Lendas retrata a perda de fé das pessoas nos super-heróis. As pessoas estão sendo manipulados pelo Glorioso Godfrey, enviado por Darkseid, os roteiristas poderiam tratar essa ausência da fé com ambiguidade, talvez a humanidade já estivesse perdendo a fé naqueles que os protegem e não estão sendo manipulados pelo Senhor de Apokolips, mas isso seria contra a proposta do gibi. Ele não tem como objetivo questionar a moral dos heróis, se eles são bons ou maus, ele pode até apresentar alguns desses pensamentos em alguns diálogos, mas não é essa a ideia. O objetivo de Lendas é trazer uma história descompromissada e inocente que reúna a maior quantidade de heróis ou vilões possíveis para salvar o mundo.

Essa inocência é perfeitamente representada através das crianças. Elas acreditam nos super-heróis, elas não podem ser penetradas pela maldade de Darkseid pois são puras, como o próprio Vingador Fantasma diz observando tudo o que acontece enquanto discorda do vilão. Um dos momentos mais fortes e cativantes da narrativa é justamente este.

“Vê por que a derrota é inevitável, Darkseid? Esse é o campo de batalha onde você jamais triunfará: Os corações e mentes infantis! As crianças sempre vão acreditar em heróis!”
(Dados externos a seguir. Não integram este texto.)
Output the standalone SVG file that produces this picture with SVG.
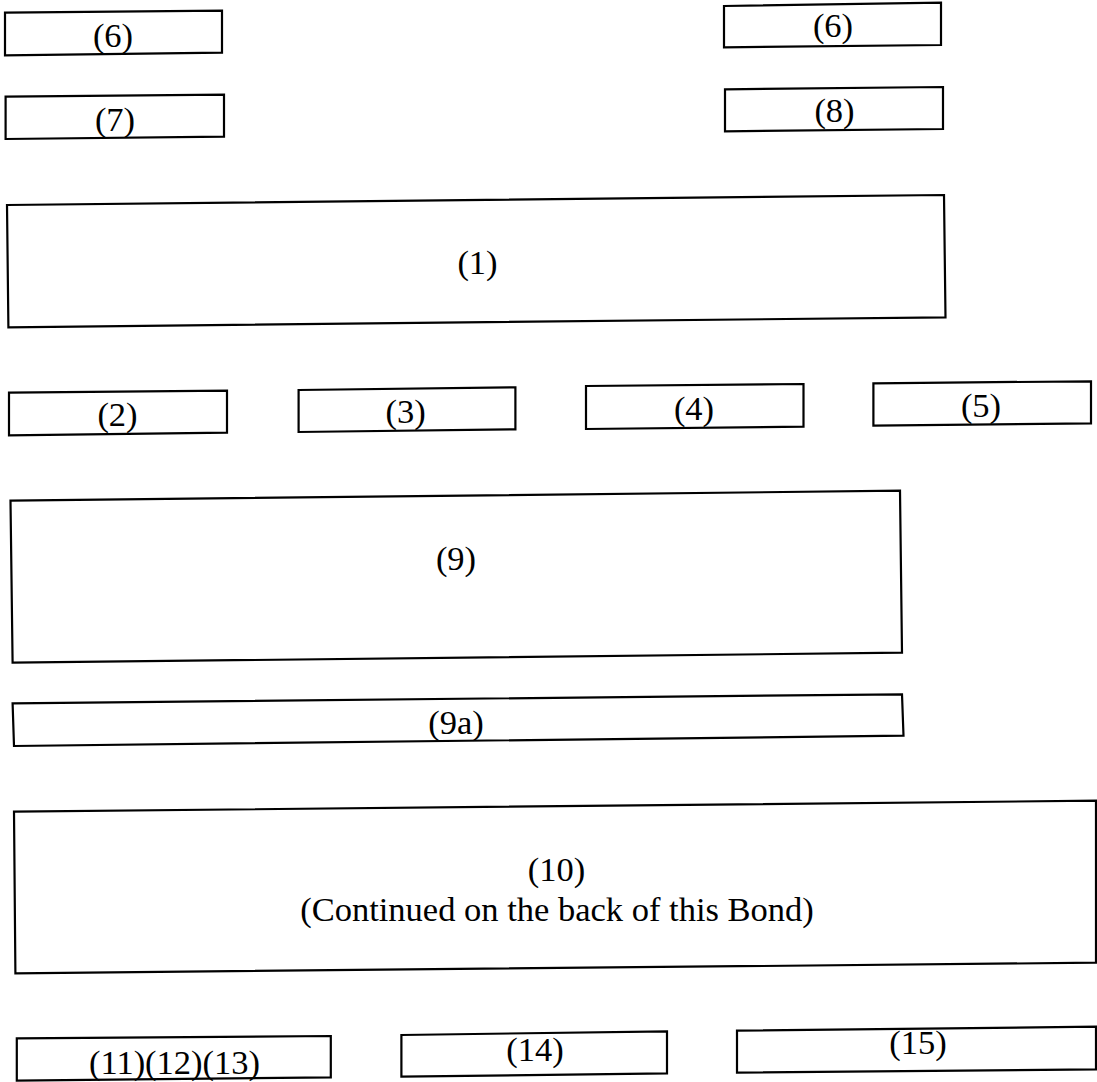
<svg xmlns="http://www.w3.org/2000/svg" width="1097" height="1082" viewBox="0 0 1097 1082">
<style>
.box{fill:#fff;stroke:#000;stroke-width:2.2;stroke-linejoin:miter}
.t{font-family:"Liberation Serif","Times New Roman",serif;font-size:34.5px;fill:#000;text-anchor:middle}
</style>
<rect width="1097" height="1082" fill="#fff"/>
<g id="n6a"><polygon class="box" points="5,12.7 222,10.7 222,52.7 5,55.3"/><text class="t" x="113" y="47">(6)</text></g>
<g id="n6b"><polygon class="box" points="724,6 941,2.7 941,45 724,47.3"/><text class="t" x="833" y="37">(6)</text></g>
<g id="n7"><polygon class="box" points="5.6,96.7 224,94.7 224,136.7 5.6,139"/><text class="t" x="115" y="130.5">(7)</text></g>
<g id="n8"><polygon class="box" points="725,89.3 943,87 943,129 725,131.3"/><text class="t" x="834.5" y="122">(8)</text></g>
<g id="n1"><polygon class="box" points="7,205 944,195 945.5,317.3 8.4,327.3"/><text class="t" x="477.5" y="274">(1)</text></g>
<g id="n2"><polygon class="box" points="9,392.7 227,390.7 227,432.7 9,435.3"/><text class="t" x="117.5" y="425.5">(2)</text></g>
<g id="n3"><polygon class="box" points="298.6,390 515.4,387.3 515.4,429.3 298.6,432"/><text class="t" x="405.6" y="423">(3)</text></g>
<g id="n4"><polygon class="box" points="586,386 803.5,384 803.5,426.7 586,429"/><text class="t" x="694" y="420">(4)</text></g>
<g id="n5"><polygon class="box" points="873.4,383.3 1091,381.3 1091,423.3 873.4,425.7"/><text class="t" x="981" y="417">(5)</text></g>
<g id="n9"><polygon class="box" points="10.5,500.7 900,490.7 902,652.7 12.6,662.7"/><text class="t" x="456" y="570">(9)</text></g>
<g id="n9a"><polygon class="box" points="12.6,703.3 902,694.3 903.5,735.7 14,746"/><text class="t" x="456" y="734">(9a)</text></g>
<g id="n10"><polygon class="box" points="14,811.7 1096,800.7 1096,962.7 15.4,973.3"/><text class="t" x="556.5" y="881">(10)</text><text class="t" x="557" y="921">(Continued on the back of this Bond)</text></g>
<g id="n11"><polygon class="box" points="16.8,1038.3 330.8,1036 330.8,1077.3 16.8,1080.7"/><text class="t" x="174.5" y="1074">(11)(12)(13)</text></g>
<g id="n14"><polygon class="box" points="401.4,1035 667,1031.3 667,1073.3 401.4,1076.7"/><text class="t" x="535" y="1061">(14)</text></g>
<g id="n15"><polygon class="box" points="737,1030.7 1096,1026.7 1096,1069.3 737,1072.7"/><text class="t" x="918" y="1054">(15)</text></g>
<g id="connectors"></g>
</svg>
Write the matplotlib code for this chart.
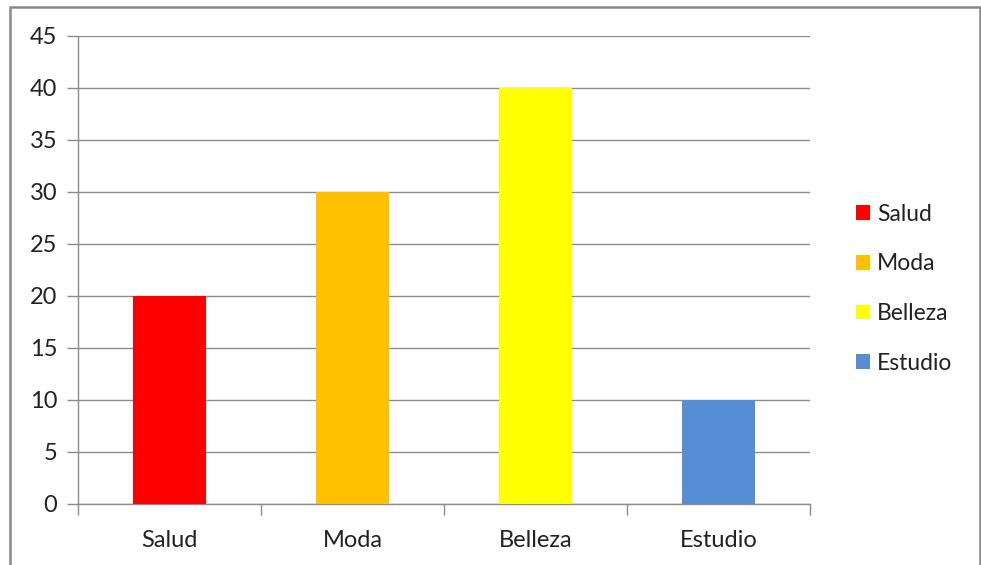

Não só como uma história inocente e descompromissada, Lendas como dito anteriormente, é a preparação de terreno para um universo novo. Alguns personagens como a Mulher-Maravilha aparecem e desaparecem, entende-se a intenção e a responsabilidade de Wein e Orstrander, mas os roteiristas poderiam ter pensado em introduzi-la de forma mais orgânica tal como fez – se me permitem mencionar – Chris Terrio e David Goyer durante o clímax do polêmico Batman vs Superman: A Origem da Justiça. Outras ideias para o início deste novo universo são bem apresentadas, tais como a criação de uma Liga da Justiça mais clássica – que tem seu primeiro ano contado por Mark Waid em uma minissérie de 12 edições alguns anos depois – e uma nova versão do Esquadrão Suicida que posteriormente ganharia uma revista escrita pelo próprio Orstrander. Essa também é a história da primeira aparição da terrível, ameaçadora e manipuladora Amanda Waller.

John Byrne não é um dos artistas mais originais, ele se sai muito bem quando se trata de páginas de um quadro só. Ele sabe imprimir o heroísmo, destaque para a splashpage com a Liga, mas quando se trata de trabalhar com muitos quadros, o trabalho do artista é genérico e não é tão bonito quanto a arte de Pérez em Crise.

Recentemente a Panini publicou a minissérie no encadernado Lendas do Universo DC: Darkseid. A edição contém uma entrevista com o ex-editor Mike Gold que contextualiza a criação do quadrinho, além disso, a decisão de publicar a obra neste formato, torna o material mais acessível ao leitor e o papel offset realça as cores da arte de Byrne.  

Lendas é uma leitura obrigatória para fãs da DC. Pode não ser grandioso, mas é divertidíssimo testemunhar o surgimento de um novo universo em que os heróis precisam se unir e lutar contra um inimigo em comum. A prova de que premissas básicas de super-heróis não se tornam ultrapassadas quando executadas da maneira certa.